Cottage Inn Gourmet Pizza
- Company type: Private
- Industry: Restaurants
- Founded: Ann Arbor, Michigan in 1948; 78 years ago
- Headquarters: Ann Arbor, Michigan
- Number of locations: 50+
- Area served: United States (Michigan, Ohio)
- Products: Pizza; Submarine sandwiches; Pasta; Desserts; Salads; Gluten free products;
- Website: cottageinn.com

= Cottage Inn Pizza =

American pizza franchise delivery company

Cottage Inn Pizza is a family-owned, family-operated American pizza franchise delivery company, headquartered in Ann Arbor, Michigan. The first Cottage Inn restaurant opened in 1948. There are over 50 stores in operation in Michigan and Ohio.

== History ==

=== The Original Cottage Inn ===
The original Cottage Inn restaurant opened at 512 East William St. in 1948, near the University of Michigan campus. It was a coffee business that eventually included pizza. It was the first establishment to serve pizza in Ann Arbor. The building was purchased by the Michos family in 1961, and was listed for sale in 2023, as the owner decided to retire.

Three modifications were made to the restaurant in 1975, 1980, and 1993. A second story was added to the restaurant to provide services for banquet rooms.

=== Cottage Inn Carryout ===
By 1978, Cottage Inn had established Cottage Inn Carryout & Delivery Inc., devoted to delivery services. The first Cottage Inn store under this new company was founded at Packard and Hill streets in Ann Arbor. In June 1986, the first franchise opened in Ypsilanti. In 2003, the new corporate headquarters and distribution center opened in Ann Arbor. In 2017, Cottage Inn opened a franchise location in China.

=== Franchises ===
The first franchise was granted in 1986. Early in 2014, Cottage Inn revealed a proposal to use a franchising business model to grow nationally. As of 2022, it had 44 company-owned stores and nine independently franchised locations, and annual sales totaled US $66 million. In 2023, it was named in Entrepreneur magazine's "Franchise 500 List". The company credits training in social media and digital marketing for its growth.

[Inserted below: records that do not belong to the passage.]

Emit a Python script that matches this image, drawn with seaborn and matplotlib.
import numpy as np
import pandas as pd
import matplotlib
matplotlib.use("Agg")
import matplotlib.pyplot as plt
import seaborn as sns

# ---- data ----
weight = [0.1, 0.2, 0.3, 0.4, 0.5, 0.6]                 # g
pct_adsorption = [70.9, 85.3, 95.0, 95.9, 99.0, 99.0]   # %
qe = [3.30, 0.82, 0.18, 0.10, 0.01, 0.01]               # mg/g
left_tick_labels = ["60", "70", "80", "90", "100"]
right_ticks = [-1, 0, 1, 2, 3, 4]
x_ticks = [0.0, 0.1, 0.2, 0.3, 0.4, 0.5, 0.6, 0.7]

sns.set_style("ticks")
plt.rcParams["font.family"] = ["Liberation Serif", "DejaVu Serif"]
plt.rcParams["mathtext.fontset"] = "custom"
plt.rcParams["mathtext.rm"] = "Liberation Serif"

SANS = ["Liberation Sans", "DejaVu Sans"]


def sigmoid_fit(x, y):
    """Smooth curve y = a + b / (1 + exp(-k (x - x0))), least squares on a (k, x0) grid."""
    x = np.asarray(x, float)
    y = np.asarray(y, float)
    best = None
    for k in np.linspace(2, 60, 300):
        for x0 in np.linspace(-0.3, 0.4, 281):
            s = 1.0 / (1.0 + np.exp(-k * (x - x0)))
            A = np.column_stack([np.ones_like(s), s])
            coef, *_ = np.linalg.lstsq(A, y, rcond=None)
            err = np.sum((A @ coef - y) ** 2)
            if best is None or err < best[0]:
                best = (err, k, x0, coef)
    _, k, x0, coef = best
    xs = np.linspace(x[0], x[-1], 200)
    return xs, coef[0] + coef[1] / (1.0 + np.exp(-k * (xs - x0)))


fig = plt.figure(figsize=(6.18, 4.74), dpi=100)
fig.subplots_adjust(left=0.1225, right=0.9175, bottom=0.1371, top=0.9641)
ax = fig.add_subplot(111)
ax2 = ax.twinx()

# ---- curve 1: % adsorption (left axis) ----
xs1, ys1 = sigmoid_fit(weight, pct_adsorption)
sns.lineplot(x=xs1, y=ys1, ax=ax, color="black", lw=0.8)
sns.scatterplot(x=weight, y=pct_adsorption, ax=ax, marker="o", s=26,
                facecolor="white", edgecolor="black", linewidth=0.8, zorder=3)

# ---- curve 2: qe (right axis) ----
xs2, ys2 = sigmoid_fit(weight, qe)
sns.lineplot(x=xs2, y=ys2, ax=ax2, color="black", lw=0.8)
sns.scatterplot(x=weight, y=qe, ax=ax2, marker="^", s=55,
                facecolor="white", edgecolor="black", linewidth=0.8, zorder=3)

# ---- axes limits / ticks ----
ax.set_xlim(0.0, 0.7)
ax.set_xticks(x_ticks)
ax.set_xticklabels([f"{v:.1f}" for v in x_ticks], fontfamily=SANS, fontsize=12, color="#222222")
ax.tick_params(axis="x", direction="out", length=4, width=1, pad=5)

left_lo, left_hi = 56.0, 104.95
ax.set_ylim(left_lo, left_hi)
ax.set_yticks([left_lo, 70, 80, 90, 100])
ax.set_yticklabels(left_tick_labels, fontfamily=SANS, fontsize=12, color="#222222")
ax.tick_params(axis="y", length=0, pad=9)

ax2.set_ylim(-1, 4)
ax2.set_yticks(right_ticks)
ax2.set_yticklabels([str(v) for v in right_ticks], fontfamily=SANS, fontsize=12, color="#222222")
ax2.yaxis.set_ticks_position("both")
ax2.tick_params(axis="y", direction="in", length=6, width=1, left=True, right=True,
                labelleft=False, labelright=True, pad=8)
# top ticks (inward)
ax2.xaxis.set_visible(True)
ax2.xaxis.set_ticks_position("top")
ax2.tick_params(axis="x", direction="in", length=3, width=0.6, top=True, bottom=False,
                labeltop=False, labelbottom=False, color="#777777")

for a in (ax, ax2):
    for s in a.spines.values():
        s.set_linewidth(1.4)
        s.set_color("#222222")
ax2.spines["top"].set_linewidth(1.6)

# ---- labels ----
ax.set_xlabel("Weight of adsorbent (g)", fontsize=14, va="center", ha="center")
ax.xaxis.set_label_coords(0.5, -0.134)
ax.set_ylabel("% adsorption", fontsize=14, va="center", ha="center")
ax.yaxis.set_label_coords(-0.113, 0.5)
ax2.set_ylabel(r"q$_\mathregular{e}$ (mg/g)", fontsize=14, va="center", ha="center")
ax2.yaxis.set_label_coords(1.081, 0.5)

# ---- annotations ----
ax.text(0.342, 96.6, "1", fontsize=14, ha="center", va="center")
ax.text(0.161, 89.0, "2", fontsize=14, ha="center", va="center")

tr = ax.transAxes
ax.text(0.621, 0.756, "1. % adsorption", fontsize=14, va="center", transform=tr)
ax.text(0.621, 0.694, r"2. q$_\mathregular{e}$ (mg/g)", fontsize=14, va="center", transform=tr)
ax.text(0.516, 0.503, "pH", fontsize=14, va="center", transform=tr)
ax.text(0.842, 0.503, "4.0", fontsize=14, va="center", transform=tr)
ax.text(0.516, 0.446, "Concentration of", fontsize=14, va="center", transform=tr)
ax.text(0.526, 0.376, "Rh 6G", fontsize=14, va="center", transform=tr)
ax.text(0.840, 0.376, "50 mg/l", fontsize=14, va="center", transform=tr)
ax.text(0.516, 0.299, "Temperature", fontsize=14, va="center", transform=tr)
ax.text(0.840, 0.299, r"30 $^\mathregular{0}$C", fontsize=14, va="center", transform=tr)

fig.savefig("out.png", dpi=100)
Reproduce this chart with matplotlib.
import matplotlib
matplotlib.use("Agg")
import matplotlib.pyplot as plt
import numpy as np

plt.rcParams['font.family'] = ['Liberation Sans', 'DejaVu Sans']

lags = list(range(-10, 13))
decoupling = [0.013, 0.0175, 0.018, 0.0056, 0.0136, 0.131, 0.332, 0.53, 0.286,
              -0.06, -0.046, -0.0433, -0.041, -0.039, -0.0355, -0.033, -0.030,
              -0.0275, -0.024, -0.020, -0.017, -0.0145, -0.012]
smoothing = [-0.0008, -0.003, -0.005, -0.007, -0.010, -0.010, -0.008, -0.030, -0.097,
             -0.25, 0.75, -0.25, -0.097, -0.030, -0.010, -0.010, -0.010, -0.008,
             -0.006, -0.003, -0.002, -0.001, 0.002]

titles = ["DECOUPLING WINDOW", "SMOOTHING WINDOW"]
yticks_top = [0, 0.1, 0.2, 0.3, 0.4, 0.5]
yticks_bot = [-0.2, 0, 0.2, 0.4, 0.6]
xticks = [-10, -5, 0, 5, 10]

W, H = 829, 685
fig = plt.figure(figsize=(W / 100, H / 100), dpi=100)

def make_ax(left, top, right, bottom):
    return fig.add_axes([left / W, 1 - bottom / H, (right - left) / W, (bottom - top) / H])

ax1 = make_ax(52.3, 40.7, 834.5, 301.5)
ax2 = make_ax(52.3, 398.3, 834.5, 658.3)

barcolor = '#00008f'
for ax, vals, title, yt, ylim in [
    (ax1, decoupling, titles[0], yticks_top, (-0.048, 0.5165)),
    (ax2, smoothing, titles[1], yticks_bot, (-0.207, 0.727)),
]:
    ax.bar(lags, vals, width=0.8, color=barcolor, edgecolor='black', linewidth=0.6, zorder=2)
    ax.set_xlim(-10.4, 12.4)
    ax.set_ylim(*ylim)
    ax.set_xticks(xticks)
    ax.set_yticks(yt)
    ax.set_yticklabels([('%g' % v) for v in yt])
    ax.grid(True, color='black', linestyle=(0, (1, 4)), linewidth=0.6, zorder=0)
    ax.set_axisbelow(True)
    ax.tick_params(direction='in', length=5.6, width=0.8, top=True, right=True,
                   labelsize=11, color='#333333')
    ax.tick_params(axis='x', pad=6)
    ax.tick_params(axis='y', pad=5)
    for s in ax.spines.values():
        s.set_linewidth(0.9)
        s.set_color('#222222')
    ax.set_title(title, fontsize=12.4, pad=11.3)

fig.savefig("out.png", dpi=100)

== Sponsorships and community support ==
In 2012, Cottage Inn partnered with the Michigan International Speedway to become the official pizza vendor on NASCAR weekends. The Cottage Inn's original plan of 24-hour delivery service was scaled back due to logistical and staffing issues. Cottage Inn also serves as a pizza vendor for other events held at the Michigan International Speedway, including the Faster Horses Festival.

== Food ==
Cottage Inn sells Italian and Greek food. Its Cuban pizza, part of the pickle pizza trend, placed in the gourmet pizza category at the 2015 North American Pizza Show.